VisualScratchpad: Inference-time Visual Concepts Analysis in Vision Language Models

TL;DR

This work introduces VisualScratchpad, an interactive interface for visual concept analysis during inference that applies sparse autoencoders to the vision encoder and links the resulting visual concepts to text tokens via text-to-image attention, allowing us to examine which visual concepts are both captured by the vision encoder and utilized by the language model.

Abstract

High-performing vision language models still produce incorrect answers, yet their failure modes are often difficult to explain. To make model internals more accessible and enable systematic debugging, we introduce VisualScratchpad, an interactive interface for visual concept analysis during inference. We apply sparse autoencoders to the vision encoder and link the resulting visual concepts to text tokens via text-to-image attention, allowing us to examine which visual concepts are both captured by the vision encoder and utilized by the language model. VisualScratchpad also provides a token-latent heatmap view that suggests a sufficient set of latents for effective concept ablation in causal analysis. Through case studies, we reveal three underexplored failure modes: limited cross-modal alignment, misleading visual concepts, and unused hidden cues. Project page: https://hyesulim.github.io/visual_scratchpad_projectpage/

Figures (10)

• Figure 1: VisualScratchpad pipeline.A. During inference in a vision-language model, we extract the intermediate representation z from the vision encoder. B. A sparse autoencoder processes z to produce concept activations. The attention map from output text tokens to image tokens is applied at the patch level to weight these activations. Latents exhibiting similar activation patterns across output tokens are then clustered and visualized in a token–latent heatmap.
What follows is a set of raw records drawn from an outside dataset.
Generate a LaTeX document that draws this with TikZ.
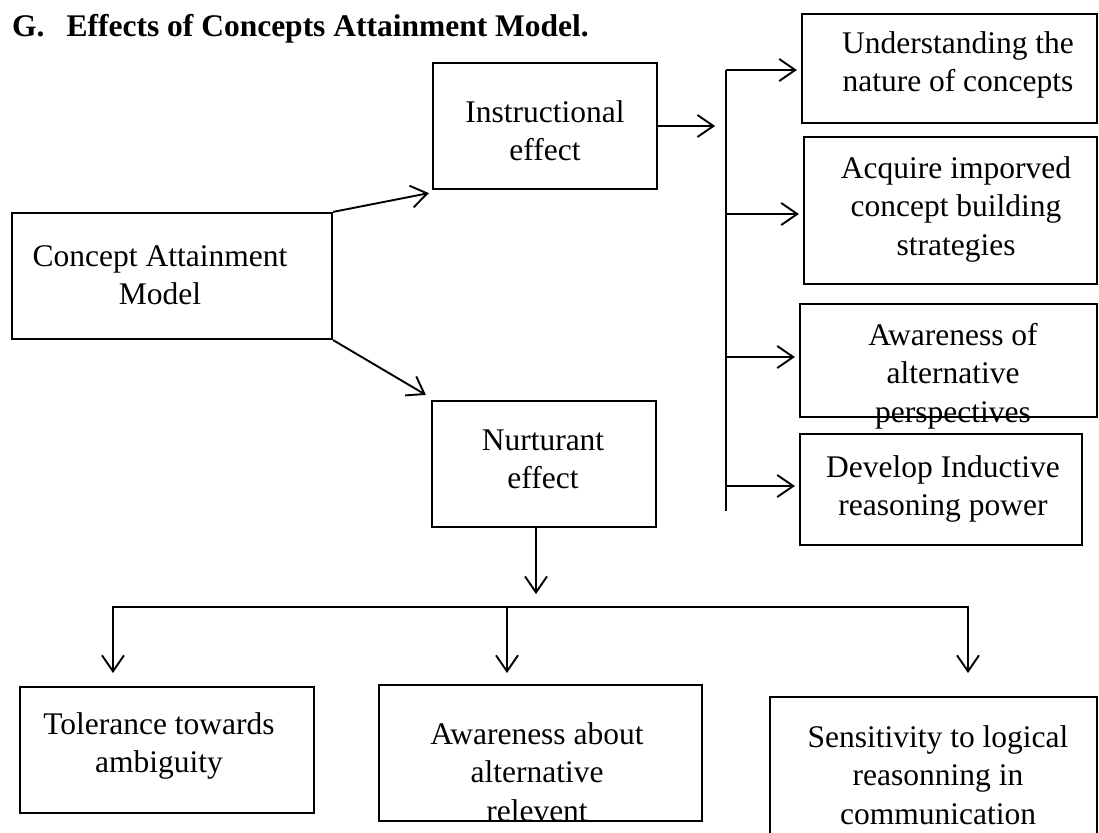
\documentclass[tikz,border=0pt]{standalone}
\usepackage{fontspec}
\setmainfont{Liberation Serif}
\usetikzlibrary{arrows.meta,calc}
\tikzset{
  box/.style={draw, line width=2.2pt, rectangle, inner sep=0pt},
  txt/.style={anchor=north, align=center, inner sep=0pt, font=\fontsize{31.5}{38.5}\selectfont},
  barb/.tip={Straight Barb[length=16pt,width=22pt,line width=1.9pt]},
  ln/.style={line width=1.9pt},
  arr/.style={ln, -barb},
  dblarr/.style={ln, barb-barb}
}
\begin{document}
\begin{tikzpicture}[x=1pt,y=-1pt]
\useasboundingbox (0,0) rectangle (1099,832);
\clip (0,0) rectangle (1099,832);

% title
\node[anchor=base west, inner sep=0pt, font=\fontsize{31.5}{38}\selectfont\bfseries] (title) at (12,37) {G.\hspace{22pt}Effects of Concepts Attainment Model.};

% boxes
\node[box, minimum width=320pt, minimum height=126pt] (cam) at (172,276) {};
\node[box, minimum width=224pt, minimum height=126pt] (ins) at (545,126) {};
\node[box, minimum width=224pt, minimum height=126pt] (nur) at (544,464) {};
\node[box, minimum width=295pt, minimum height=109pt] (b1) at (949.5,68.5) {};
\node[box, minimum width=293pt, minimum height=147pt] (b2) at (950.5,210.5) {};
\node[box, minimum width=297pt, minimum height=113pt] (b3) at (948.5,360.5) {};
\node[box, minimum width=282pt, minimum height=111pt] (b4) at (941,489.5) {};
\node[box, minimum width=294pt, minimum height=126pt] (tol) at (167,750) {};
\node[box, minimum width=323pt, minimum height=136pt] (awa) at (540.5,753) {};
\node[box, minimum width=327pt, minimum height=163pt] (sen) at (933.5,778.5) {};

% texts
\node[txt] (tcam) at (160,239.05) {\strut Concept Attainment\\Model};
\node[txt] (tins) at (545,95.05) {\strut Instructional\\effect};
\node[txt] (tnur) at (543,423.05) {\strut Nurturant\\effect};
\node[txt] (tb1) at (958,26.05) {\strut Understanding the\\nature of concepts};
\node[txt] (tb2) at (956,151.05) {\strut Acquire imporved\\concept building\\strategies};
\node[txt] (tb3) at (953,318.05) {\strut Awareness of\\alternative\\perspectives};
\node[txt] (tb4) at (943,450.05) {\strut Develop Inductive\\reasoning power};
\node[txt] (ttol) at (159,707.05) {\strut Tolerance towards\\ambiguity};
\node[txt] (tawa) at (537,717.05) {\strut Awareness about\\alternative\\relevent};
\node[txt] (tsen) at (938,720.05) {\strut Sensitivity to logical\\reasonning in\\communication};

% connectors from the model
\draw[arr] (cam.north east) -- ([xshift=-3pt,yshift=-3pt]ins.south west);
\draw[arr] (cam.south east) -- ([xshift=-5pt,yshift=5pt]nur.north west);

% instructional effect bus
\draw[arr] (ins.east) -- ++(57,0);
\coordinate (bt) at (726,70);
\coordinate (bb) at (726,511);
\draw[ln] (bt) -- (bb);
\coordinate (j1) at (726,70);
\coordinate (j2) at (726,214);
\coordinate (j3) at (726,357);
\coordinate (j4) at (726,486);
\draw[arr, shorten >=4pt] (j1) -- (j1 -| b1.west);
\draw[arr, shorten >=4pt] (j2) -- (j2 -| b2.west);
\draw[arr, shorten >=4pt] (j3) -- (j3 -| b3.west);
\draw[arr, shorten >=4pt] (j4) -- (j4 -| b4.west);

% nurturant effect bracket
\draw[arr] ([xshift=-8pt]nur.south) -- ++(0,66);
\coordinate (hl) at (113,607);
\coordinate (hm) at (507,607);
\coordinate (hr) at (968,607);
\coordinate (tl) at (113,673);
\coordinate (tm) at (507,673);
\coordinate (tr) at (968,673);
\draw[dblarr] (tl) -- (hl) -- (hr) -- (tr);
\draw[arr] (hm) -- (tm);
\end{tikzpicture}
\end{document}
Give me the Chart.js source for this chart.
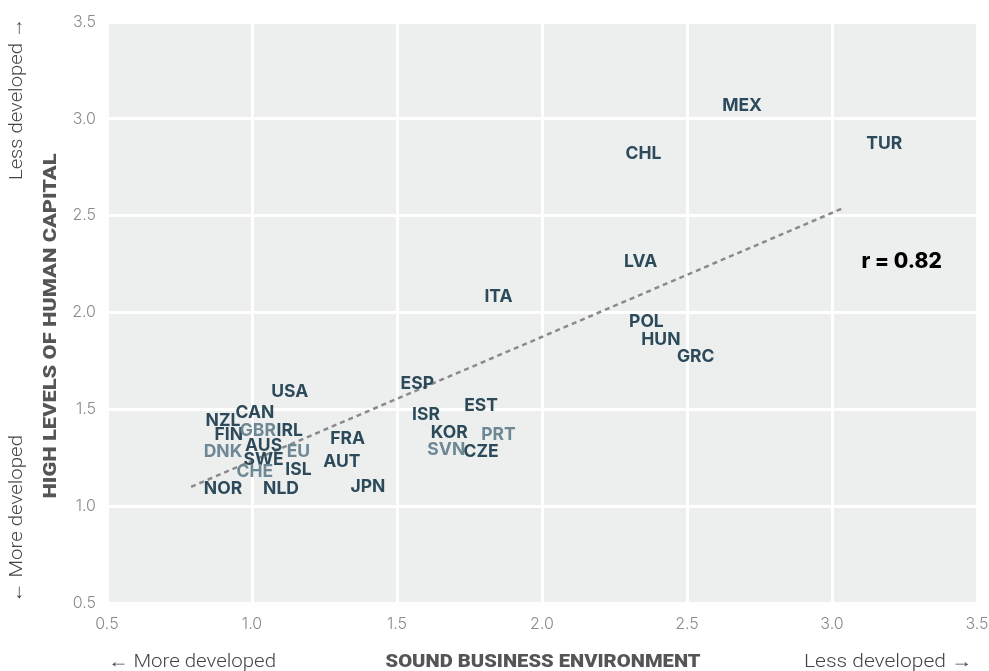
<!DOCTYPE html>
<html>
<head>
<meta charset="utf-8">
<script src="https://cdn.jsdelivr.net/npm/chart.js@4.4.1/dist/chart.umd.min.js"></script>
<style>
  html,body{margin:0;padding:0;background:#fff;}
  #wrap{width:989px;height:671px;position:relative;}
</style>
</head>
<body>
<div id="wrap"><canvas id="c" width="989" height="671"></canvas></div>
<script>
// ---- Data ----
const countries = ["MEX","TUR","CHL","LVA","ITA","POL","HUN","GRC","ESP","EST","ISR","KOR","PRT","SVN","CZE","FRA","AUT","JPN","USA","CAN","NZL","FIN","GBR","IRL","AUS","DNK","EU","SWE","CHE","ISL","NOR","NLD"];
const businessEnv = [2.69,3.18,2.35,2.34,1.85,2.36,2.41,2.53,1.57,1.79,1.60,1.68,1.85,1.67,1.79,1.33,1.31,1.40,1.13,1.01,0.90,0.92,1.02,1.13,1.04,0.90,1.16,1.04,1.01,1.16,0.90,1.10];
const humanCapital = [3.07,2.87,2.82,2.26,2.08,1.95,1.86,1.77,1.63,1.52,1.47,1.38,1.37,1.29,1.28,1.35,1.23,1.10,1.59,1.48,1.44,1.37,1.39,1.39,1.31,1.28,1.28,1.24,1.18,1.19,1.09,1.09];
const lightLabels = ["GBR","DNK","CHE","EU","PRT","SVN"];
const trendX = [0.79, 3.04];
const trendY = [1.10, 2.54];
const xTicks = [0.5,1.0,1.5,2.0,2.5,3.0,3.5];
const yTicks = [0.5,1.0,1.5,2.0,2.5,3.0,3.5];
const rLabel = "r = 0.82";
const rPos = [3.24, 2.26];

const DARK = "#2c4a5a";
const LIGHT = "#6d8794";

const pointData = countries.map((c,i)=>({x:businessEnv[i], y:humanCapital[i], label:c}));
const trendData = trendX.map((x,i)=>({x:x, y:trendY[i]}));

function drawFitted(ctx, text, x, y, font, color, targetW, align){
  ctx.save();
  ctx.font = font;
  ctx.fillStyle = color;
  ctx.textBaseline = "middle";
  const w = ctx.measureText(text).width;
  const s = targetW ? targetW / w : 1;
  ctx.translate(x, y);
  ctx.scale(s, 1);
  ctx.textAlign = align || "center";
  ctx.fillText(text, 0, 0);
  ctx.restore();
}

const bgPlugin = {
  id: "bg",
  beforeDraw(chart){
    const {ctx, chartArea:a} = chart;
    ctx.save();
    ctx.fillStyle = "#edefef";
    ctx.fillRect(a.left, a.top, a.right-a.left, a.bottom-a.top);
    ctx.restore();
  }
};

const labelPlugin = {
  id: "labels",
  afterDatasetsDraw(chart){
    const {ctx, scales:{x, y}} = chart;
    ctx.save();
    ctx.font = "bold 17.5px Inter, Roboto, sans-serif";
    ctx.textAlign = "center";
    ctx.textBaseline = "middle";
    pointData.forEach(p=>{
      ctx.fillStyle = lightLabels.includes(p.label) ? LIGHT : DARK;
      ctx.fillText(p.label, x.getPixelForValue(p.x), y.getPixelForValue(p.y));
    });
    ctx.fillStyle = "#000";
    ctx.font = "800 21px Inter, sans-serif";
    ctx.fillText(rLabel, x.getPixelForValue(rPos[0]), y.getPixelForValue(rPos[1]));
    ctx.restore();

    const lightFont = "300 18px Roboto, sans-serif";
    const boldFont = "900 18px Roboto, sans-serif";
    // x axis titles
    drawFitted(ctx, "\u2190 More developed", 108, 662, lightFont, "#444", 168, "left");
    drawFitted(ctx, "SOUND BUSINESS ENVIRONMENT", 543, 662, boldFont, "#555", 315, "center");
    drawFitted(ctx, "Less developed \u2192", 972, 662, lightFont, "#444", 168, "right");
    // y axis titles (rotated)
    ctx.save();
    ctx.translate(51, 0);
    ctx.rotate(-Math.PI/2);
    drawFitted(ctx, "HIGH LEVELS OF HUMAN CAPITAL", -326, 0, boldFont, "#555", 345, "center");
    ctx.restore();
    ctx.save();
    ctx.translate(17, 0);
    ctx.rotate(-Math.PI/2);
    drawFitted(ctx, "Less developed \u2192", -18, 0, lightFont, "#444", 162, "right");
    drawFitted(ctx, "\u2190 More developed", -603, 0, lightFont, "#444", 168, "left");
    ctx.restore();
  }
};

new Chart(document.getElementById("c"), {
  type: "scatter",
  data: {
    datasets: [
      {
        label: "countries",
        data: pointData,
        pointRadius: 0,
        pointHoverRadius: 0,
        showLine: false
      },
      {
        label: "trend",
        data: trendData,
        showLine: true,
        borderColor: "#8a8a8e",
        borderWidth: 2.5,
        borderDash: [5,4],
        pointRadius: 0,
        fill: false
      }
    ]
  },
  options: {
    responsive: false,
    animation: false,
    layout: { padding: { left: 0, right: 0, top: 22, bottom: 28 } },
    plugins: { legend: { display: false }, tooltip: { enabled: false } },
    scales: {
      x: {
        type: "linear",
        min: 0.5, max: 3.5,
        afterBuildTicks(scale){ scale.ticks = xTicks.map(v=>({value:v})); },
        afterFit(scale){ scale.height = 40; scale.paddingRight = 12; },
        grid: { color: "#ffffff", lineWidth: 3, drawTicks: false },
        border: { display: false },
        ticks: {
          padding: 12,
          color: "#8a8a8a",
          font: { family: "Inter", size: 16, weight: "300" },
          callback: v => Number(v).toFixed(1)
        }
      },
      y: {
        type: "linear",
        min: 0.5, max: 3.5,
        afterBuildTicks(scale){ scale.ticks = yTicks.map(v=>({value:v})); },
        afterFit(scale){ scale.width = 107; },
        grid: { color: "#ffffff", lineWidth: 3, drawTicks: false },
        border: { display: false },
        ticks: {
          padding: 11,
          color: "#8a8a8a",
          font: { family: "Inter", size: 16, weight: "300" },
          callback: v => Number(v).toFixed(1)
        }
      }
    }
  },
  plugins: [bgPlugin, labelPlugin]
});
</script>
</body>
</html>
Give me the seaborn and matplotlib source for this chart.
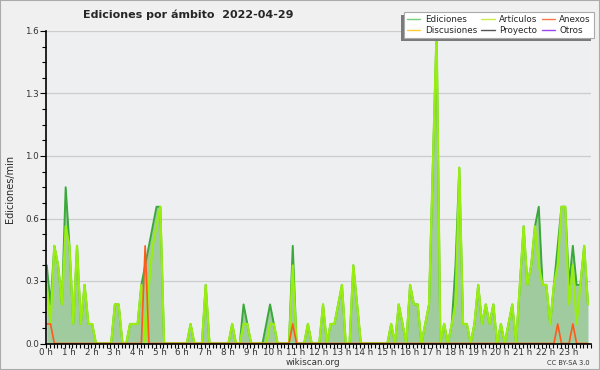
import numpy as np
import pandas as pd
import matplotlib
matplotlib.use("Agg")
import matplotlib.pyplot as plt
import seaborn as sns
from matplotlib.lines import Line2D
from matplotlib.patches import Rectangle
from matplotlib.ticker import MultipleLocator

# ediciones por minuto, intervalos de 10 min (6 por hora, 24 h)
ediciones = [
    .4, .2, .5, .4, .2, .8,   .5, .1, .5, .1, .3, .1,   .1, 0, 0, 0, 0, 0,
    .2, .2, 0, 0, .1, .1,     .1, .3, .4, .5, .6, .7,   .7, 0, 0, 0, 0, 0,
    0, 0, .1, 0, 0, 0,        .3, 0, 0, 0, 0, 0,        0, .1, 0, 0, .2, .1,
    0, 0, 0, 0, .1, .2,       .1, 0, 0, 0, 0, .5,       0, 0, 0, .1, 0, 0,
    0, .2, 0, .1, .1, .2,     .3, 0, 0, .4, .2, 0,      0, 0, 0, 0, 0, 0,
    0, .1, 0, .2, .1, 0,      .3, .2, .2, 0, .1, .2,    .9, 1.6, 0, .1, 0, .1,
    .4, .9, .1, .1, 0, .1,    .3, .1, .2, .1, .2, 0,    .1, 0, .1, .2, 0, .3,
    .6, .3, .4, .6, .7, .3,   .3, .1, .3, .5, .7, .7,   .3, .5, .3, .3, .5, .2,
]
articulos = [
    .3, .1, .5, .4, .2, .6,   .5, .1, .5, .1, .3, .1,   .1, 0, 0, 0, 0, 0,
    .2, .2, 0, 0, .1, .1,     .1, .3, 0, .3, .5, .6,    .7, 0, 0, 0, 0, 0,
    0, 0, .1, 0, 0, 0,        .3, 0, 0, 0, 0, 0,        0, .1, 0, 0, .1, .1,
    0, 0, 0, 0, 0, .1,        .1, 0, 0, 0, 0, .4,       0, 0, 0, .1, 0, 0,
    0, .2, 0, .1, .1, .2,     .3, 0, 0, .4, .2, 0,      0, 0, 0, 0, 0, 0,
    0, .1, 0, .2, .1, 0,      .3, .2, .2, 0, .1, .2,    .9, 1.6, 0, .1, 0, .1,
    .2, .9, .1, .1, 0, .1,    .3, .1, .2, .1, .2, 0,    .1, 0, .1, .2, 0, .3,
    .6, .3, .4, .6, .4, .3,   .3, .1, .3, .4, .7, .7,   .2, .4, .1, .3, .5, .2,
]
anexos = [0] * 144
for i, v in [(0, .1), (1, .1), (26, .5), (65, .1), (135, .1), (139, .1)]:
    anexos[i] = v

horas = [f"{h} h" for h in range(24)]
leyenda = ["Ediciones", "Discusiones", "Artículos", "Proyecto", "Anexos", "Otros"]
colores_leyenda = ["#77cc77", "#ffcc33", "#ccee44", "#555555", "#ff7744", "#9944ee"]

df = pd.DataFrame({
    "hora": (np.arange(144) + 0.2) / 6,
    "Ediciones": ediciones,
    "Artículos": articulos,
    "Anexos": anexos,
})

sns.set_style("white", {"axes.facecolor": "#eeeff1"})
plt.rcParams["font.family"] = ["DejaVu Sans"]

fig = plt.figure(figsize=(6, 3.7), dpi=100, facecolor="#f0f0f0")
ax = fig.add_axes([46 / 600, 1 - 343.5 / 370, 545 / 600, 312.5 / 370])

# relleno bajo el total y lineas por ambito
ax.fill_between(df["hora"], df["Ediciones"], color="#9fcb9f", lw=0, zorder=1)
sns.lineplot(data=df, x="hora", y="Ediciones", color="#3aa83a", lw=1.4, ax=ax, zorder=2)
sns.lineplot(data=df, x="hora", y="Artículos", color="#99ee11", lw=1.6, ax=ax, zorder=2)
sns.lineplot(data=df, x="hora", y="Anexos", color="#ff5a1a", lw=1.2, ax=ax, zorder=2)

ax.set_xlim(0, 24)
ax.set_ylim(0, 1.6)
ax.set_xticks(range(24))
ax.set_xticklabels(horas)
ax.xaxis.set_minor_locator(MultipleLocator(1 / 6))
yt = np.linspace(0, 1.6, 6)
ax.set_yticks(yt)
ax.set_yticklabels([f"{v:.1f}" for v in yt])
ax.yaxis.set_minor_locator(MultipleLocator(0.08))
ax.tick_params(which="major", direction="out", length=3, width=0.8, color="black",
               labelsize=6.3, labelcolor="#333333", pad=0.5)
ax.tick_params(which="minor", direction="out", length=3, width=0.8, color="black")
ax.tick_params(axis="x", which="both", bottom=True)
ax.tick_params(axis="y", which="both", left=True)
ax.tick_params(axis="y", which="major", length=4, pad=1)
ax.yaxis.grid(True, color="#cccccc", lw=0.9)
ax.set_axisbelow(True)
ax.set_xlabel("")
ax.set_ylabel("")
for s in ["top", "right"]:
    ax.spines[s].set_visible(False)
for s in ["left", "bottom"]:
    ax.spines[s].set_color("black")
    ax.spines[s].set_linewidth(1.2)
    ax.spines[s].set_zorder(3)


def px(x, y):
    # pixeles (desde arriba a la izquierda) a fraccion de figura
    return x / 600, 1 - y / 370


# caja de la leyenda con sombra abajo a la izquierda
fig.patches.append(Rectangle(px(401, 41), 190 / 600, 26 / 370, transform=fig.transFigure,
                             fc="#7a7a7a", ec="none", zorder=4))
fig.patches.append(Rectangle(px(404, 38), 190 / 600, 26 / 370, transform=fig.transFigure,
                             fc="white", ec="#aaaaaa", lw=0.8, zorder=4.5))
handles = [Line2D([], [], color=c, lw=1) for c in colores_leyenda]
leg = fig.legend(handles, leyenda, loc="center", bbox_to_anchor=px(499, 25),
                 ncol=3, fontsize=6.3, frameon=False, handlelength=1.5, handletextpad=0.5,
                 columnspacing=0.5, labelspacing=0.15, borderpad=0, borderaxespad=0)
leg.set_zorder(5)

fig.text(*px(188, 15), "Ediciones por ámbito  2022-04-29", ha="center", va="center",
         fontsize=8, fontweight="bold")
fig.text(*px(10, 189), "Ediciones/min", rotation=90, ha="center", va="center", fontsize=7)
fig.text(*px(313, 362.5), "wikiscan.org", ha="center", va="center", fontsize=6.3,
         color="#333333")
fig.text(*px(590, 363), "CC BY-SA 3.0", ha="right", va="center", fontsize=4.8,
         color="#333333")
fig.patches.append(Rectangle((0, 0), 1, 1, transform=fig.transFigure, fill=False,
                             ec="#aaaaaa", lw=1.5))

fig.savefig("out.png", dpi=100, facecolor=fig.get_facecolor())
C. The causal influence of these concepts on the model’s output can be evaluated through latent ablation.
• Figure 2: Attention-based concept re-ranking. A. SAEs return latent activations for each image patch. B. Image-level activations can be computed by naïvely averaging activations across all patches, or C. by applying a weighted average where the text-to-image attention map serves as the weighting coefficient, promoting concepts relevant to the text tokens to the top of the ranking. The bottom row shows the top-ranked concept obtained from the corresponding method.
• Figure 3: Case studies.A. Limited cross-alignment, B. misleading visual cues, and C. unused hidden cues can cause wrong answer.
• Figure 4: Complexity of visual concepts across layers. Early layers capture simple visual components, including position and color, mid layers capture object-level shape and patterns, and late layers understand scene-level events.
• Figure 5: Token-Latent heatmap visualization. Raw values are difficult to analyze, so we normalize in column-wise to show if the latent is specifically attended by certain tokens or by overall tokens. Moreover, we cluster and sort by activation correlation in column-wise, using hierarchical clustering.